The succession to Nasser has been accomplished without controversy. President Sadat had alone been Number Two and his selection to the Presidency is not surprising. There are rumours, however, that the present leadership is more pro-Russian. The inclusion of Ali Sabri, reputed to be Moscowite in his leanings, and the exclusion of Hassnien Heikal, known to be pro-American, seem to confirm the rumour. It is still to be seen whether the new leadership will enter into further entanglements with Moscow. If Moscow is keen on a Middle-Eastern settlement and if it can further pressurise Egypt into accepting a settlement, the Egyptian leadership may well ask for a gradual Soviet disengagement from Egypt. In any case there is no doubt that it is the military dependence, which is in itself a function of the Arab Israeli conflict, that made Egypt come closer to Moscow.
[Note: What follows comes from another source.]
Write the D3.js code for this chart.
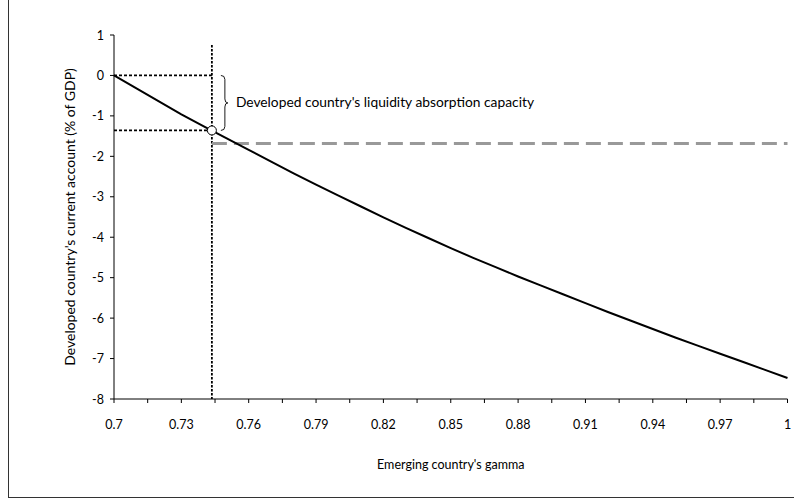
<!DOCTYPE html>
<html><head><meta charset="utf-8">
<script src="https://cdn.jsdelivr.net/npm/d3@7"></script>
<style>body{margin:0;background:#fff}svg{display:block}text{font-family:Lato,"Open Sans",sans-serif;fill:#000}</style>
</head><body><svg id="c" width="794" height="499"></svg>
<script>
const gamma = [0.70,0.71,0.72,0.73,0.74,0.75,0.76,0.77,0.78,0.79,0.80,0.81,0.82,0.83,0.84,0.85,0.86,0.87,0.88,0.89,0.90,0.91,0.92,0.93,0.94,0.95,0.96,0.97,0.98,0.99,1.00];
const currentAccount = [0,-0.32,-0.64,-0.96,-1.26,-1.55,-1.84,-2.13,-2.42,-2.70,-2.97,-3.24,-3.51,-3.77,-4.02,-4.27,-4.51,-4.74,-4.97,-5.19,-5.41,-5.63,-5.85,-6.06,-6.27,-6.48,-6.68,-6.88,-7.08,-7.28,-7.48];
const xTicks = [0.7,0.73,0.76,0.79,0.82,0.85,0.88,0.91,0.94,0.97,1];
const xMinorTicks = [0.715,0.745,0.775,0.805,0.835,0.865,0.895,0.925,0.955,0.985];
const yTicks = [1,0,-1,-2,-3,-4,-5,-6,-7,-8];
const markGamma = 0.7436;
const markValue = -1.36;
const capacityLevel = -1.68;
const annotation = "Developed country's liquidity absorption capacity";
const xTitle = "Emerging country's gamma";
const yTitle = "Developed country's current account (% of GDP)";

const svg = d3.select("#c");
const x = d3.scaleLinear().domain([0.7,1]).range([114,787.5]);
const y = d3.scaleLinear().domain([1,-8]).range([35,399]);

// frame
svg.append("line").attr("x1",8.5).attr("x2",8.5).attr("y1",0).attr("y2",497.5).attr("stroke","#333").attr("stroke-width",1);
svg.append("line").attr("x1",8).attr("x2",794).attr("y1",497.5).attr("y2",497.5).attr("stroke","#333").attr("stroke-width",1);

// axes
const xa = svg.append("g").attr("transform","translate(0,399)");
xa.append("line").attr("x1",x(0.7)).attr("x2",x(1)).attr("stroke","#000");
xa.selectAll(".t").data(xTicks.concat(xMinorTicks)).enter().append("line")
  .attr("x1",d=>x(d)).attr("x2",d=>x(d)).attr("y1",0).attr("y2",4).attr("stroke","#000");
xa.selectAll(".l").data(xTicks).enter().append("text")
  .attr("x",d=>x(d)).attr("y",30).attr("text-anchor","middle").attr("font-size",12.5)
  .text(d=>d===1?"1":d3.format(".2~f")(d));

const ya = svg.append("g").attr("transform","translate(114,0)");
ya.append("line").attr("y1",y(1)).attr("y2",y(-8)).attr("stroke","#000");
ya.selectAll(".t").data(yTicks).enter().append("line")
  .attr("x1",-4).attr("x2",0).attr("y1",d=>y(d)).attr("y2",d=>y(d)).attr("stroke","#000");
ya.selectAll(".l").data(yTicks).enter().append("text")
  .attr("x",-10).attr("y",d=>y(d)+4.5).attr("text-anchor","end").attr("font-size",12.5).text(d=>d);

// titles
svg.append("text").attr("x",(x(0.7)+x(1))/2).attr("y",469).attr("text-anchor","middle").attr("font-size",12.5).text(xTitle);
svg.append("text").attr("transform",`translate(75,${(y(1)+y(-8))/2}) rotate(-90)`).attr("text-anchor","middle").attr("font-size",14).text(yTitle);

// reference lines
svg.append("line").attr("x1",x(markGamma)).attr("x2",x(markGamma)).attr("y1",45).attr("y2",y(-8))
  .attr("stroke","#000").attr("stroke-width",1.8).attr("stroke-dasharray","2.5,1.5");
svg.append("line").attr("x1",x(0.7)).attr("x2",x(markGamma)).attr("y1",y(0)).attr("y2",y(0))
  .attr("stroke","#000").attr("stroke-width",1.8).attr("stroke-dasharray","3,2");
svg.append("line").attr("x1",x(0.7)).attr("x2",x(markGamma)).attr("y1",y(markValue)).attr("y2",y(markValue))
  .attr("stroke","#000").attr("stroke-width",1.8).attr("stroke-dasharray","3,2");
svg.append("line").attr("x1",x(markGamma)).attr("x2",x(1)).attr("y1",y(capacityLevel)).attr("y2",y(capacityLevel))
  .attr("stroke","#999").attr("stroke-width",3).attr("stroke-dasharray","15,7");

// curve
const pts = gamma.map((g,i)=>[g,currentAccount[i]]);
svg.append("path").datum(pts).attr("fill","none").attr("stroke","#000").attr("stroke-width",2)
  .attr("d",d3.line().x(d=>x(d[0])).y(d=>y(d[1])));

// marker
svg.append("circle").attr("cx",x(markGamma)).attr("cy",y(markValue)).attr("r",4.5)
  .attr("fill","#fff").attr("stroke","#000").attr("stroke-width",1);

// brace
const bx = x(markGamma)+9, y0 = y(0), y1 = y(markValue), ym = (y0+y1)/2;
svg.append("path").attr("fill","none").attr("stroke","#000").attr("stroke-width",0.9)
  .attr("d",`M${bx},${y0} Q${bx+4},${y0} ${bx+4},${y0+4} L${bx+4},${ym-4} Q${bx+4},${ym} ${bx+7},${ym} Q${bx+4},${ym} ${bx+4},${ym+4} L${bx+4},${y1-4} Q${bx+4},${y1} ${bx},${y1}`);
svg.append("text").attr("x",bx+15).attr("y",ym+4.5).attr("font-size",13.8).text(annotation);
</script></body></html>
Neither in their Socio- Economic policies nor in their ideologies, can the Egyptian leaders be termed as Communist.
The
Middle-Eastern problem has again reached a deadlock. Though the cease-fire has
been extended, negotiations have been stalled. Israel is refusing to negotiate
unless Egypt is prepared to move back its missile bases which it moved
forward during the early period of the cease-fire. The Egyptians are not
prepared to do this. The U. N. Negotiator has once again withdrawn from the
scene. It is to be hoped that the deadlock would not give rise to precipitate
action on the part of any of the parties. It is also to be hoped that the
Palestinian guerillas would not provoke the Israel into making punitive raids
into Jordan. A concerted effort by Russia and America alone can break the ice.
It is to be hoped that this would be forthcoming.